▶ [PROBLEM STATEMENT]: Set down the data below without change, skipping the pictures it holds.

..............................

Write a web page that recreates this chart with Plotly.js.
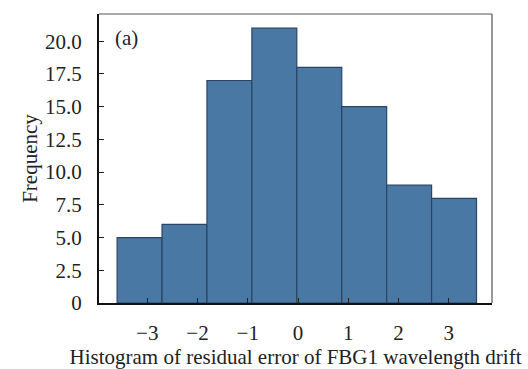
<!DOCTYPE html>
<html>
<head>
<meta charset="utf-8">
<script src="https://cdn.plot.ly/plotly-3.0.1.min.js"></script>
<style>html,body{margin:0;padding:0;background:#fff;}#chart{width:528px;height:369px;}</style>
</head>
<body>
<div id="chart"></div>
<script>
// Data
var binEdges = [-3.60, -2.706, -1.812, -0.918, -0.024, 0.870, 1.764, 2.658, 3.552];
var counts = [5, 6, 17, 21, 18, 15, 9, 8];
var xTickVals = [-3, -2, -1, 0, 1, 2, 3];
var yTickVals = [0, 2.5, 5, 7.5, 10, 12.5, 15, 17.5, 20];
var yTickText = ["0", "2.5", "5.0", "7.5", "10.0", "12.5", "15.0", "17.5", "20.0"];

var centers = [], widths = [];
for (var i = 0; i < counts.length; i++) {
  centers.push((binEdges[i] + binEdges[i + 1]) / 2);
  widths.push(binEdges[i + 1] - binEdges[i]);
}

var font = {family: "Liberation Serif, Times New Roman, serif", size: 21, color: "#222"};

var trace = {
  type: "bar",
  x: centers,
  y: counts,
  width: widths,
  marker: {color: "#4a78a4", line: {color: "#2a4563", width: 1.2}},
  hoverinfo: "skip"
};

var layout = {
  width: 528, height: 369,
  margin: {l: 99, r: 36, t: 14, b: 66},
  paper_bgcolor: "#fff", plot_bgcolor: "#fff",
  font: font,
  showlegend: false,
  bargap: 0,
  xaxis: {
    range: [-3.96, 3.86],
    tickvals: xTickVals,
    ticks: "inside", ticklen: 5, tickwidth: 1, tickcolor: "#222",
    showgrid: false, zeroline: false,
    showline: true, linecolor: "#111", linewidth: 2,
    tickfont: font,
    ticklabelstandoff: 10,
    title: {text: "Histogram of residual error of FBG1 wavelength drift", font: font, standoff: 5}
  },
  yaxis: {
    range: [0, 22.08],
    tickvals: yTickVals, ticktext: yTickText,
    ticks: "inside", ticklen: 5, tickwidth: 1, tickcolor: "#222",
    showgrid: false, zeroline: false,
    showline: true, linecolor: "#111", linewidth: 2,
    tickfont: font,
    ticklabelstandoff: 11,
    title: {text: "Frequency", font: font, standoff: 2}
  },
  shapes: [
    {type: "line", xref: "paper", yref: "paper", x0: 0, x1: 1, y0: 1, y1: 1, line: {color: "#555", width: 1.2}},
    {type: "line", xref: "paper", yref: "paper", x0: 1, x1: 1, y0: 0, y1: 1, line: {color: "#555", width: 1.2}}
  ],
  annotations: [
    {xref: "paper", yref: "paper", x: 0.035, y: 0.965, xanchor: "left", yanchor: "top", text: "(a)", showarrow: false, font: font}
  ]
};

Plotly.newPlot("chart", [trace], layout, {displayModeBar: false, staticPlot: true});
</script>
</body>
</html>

..............................

▶ [PROBLEM SOLUTION]:
Write a web page that recreates this chart with Plotly.js.
<!DOCTYPE html>
<html>
<head>
<meta charset="utf-8">
<script src="https://cdn.plot.ly/plotly-3.0.1.min.js"></script>
<style>html,body{margin:0;padding:0;background:#fff;}#chart{width:528px;height:369px;}</style>
</head>
<body>
<div id="chart"></div>
<script>
// Data
var binEdges = [-3.60, -2.706, -1.812, -0.918, -0.024, 0.870, 1.764, 2.658, 3.552];
var counts = [5, 6, 17, 21, 18, 15, 9, 8];
var xTickVals = [-3, -2, -1, 0, 1, 2, 3];
var yTickVals = [0, 2.5, 5, 7.5, 10, 12.5, 15, 17.5, 20];
var yTickText = ["0", "2.5", "5.0", "7.5", "10.0", "12.5", "15.0", "17.5", "20.0"];

var centers = [], widths = [];
for (var i = 0; i < counts.length; i++) {
  centers.push((binEdges[i] + binEdges[i + 1]) / 2);
  widths.push(binEdges[i + 1] - binEdges[i]);
}

var font = {family: "Liberation Serif, Times New Roman, serif", size: 21, color: "#222"};

var trace = {
  type: "bar",
  x: centers,
  y: counts,
  width: widths,
  marker: {color: "#4a78a4", line: {color: "#2a4563", width: 1.2}},
  hoverinfo: "skip"
};

var layout = {
  width: 528, height: 369,
  margin: {l: 99, r: 36, t: 14, b: 66},
  paper_bgcolor: "#fff", plot_bgcolor: "#fff",
  font: font,
  showlegend: false,
  bargap: 0,
  xaxis: {
    range: [-3.96, 3.86],
    tickvals: xTickVals,
    ticks: "inside", ticklen: 5, tickwidth: 1, tickcolor: "#222",
    showgrid: false, zeroline: false,
    showline: true, linecolor: "#111", linewidth: 2,
    tickfont: font,
    ticklabelstandoff: 10,
    title: {text: "Histogram of residual error of FBG1 wavelength drift", font: font, standoff: 5}
  },
  yaxis: {
    range: [0, 22.08],
    tickvals: yTickVals, ticktext: yTickText,
    ticks: "inside", ticklen: 5, tickwidth: 1, tickcolor: "#222",
    showgrid: false, zeroline: false,
    showline: true, linecolor: "#111", linewidth: 2,
    tickfont: font,
    ticklabelstandoff: 11,
    title: {text: "Frequency", font: font, standoff: 2}
  },
  shapes: [
    {type: "line", xref: "paper", yref: "paper", x0: 0, x1: 1, y0: 1, y1: 1, line: {color: "#555", width: 1.2}},
    {type: "line", xref: "paper", yref: "paper", x0: 1, x1: 1, y0: 0, y1: 1, line: {color: "#555", width: 1.2}}
  ],
  annotations: [
    {xref: "paper", yref: "paper", x: 0.035, y: 0.965, xanchor: "left", yanchor: "top", text: "(a)", showarrow: false, font: font}
  ]
};

Plotly.newPlot("chart", [trace], layout, {displayModeBar: false, staticPlot: true});
</script>
</body>
</html>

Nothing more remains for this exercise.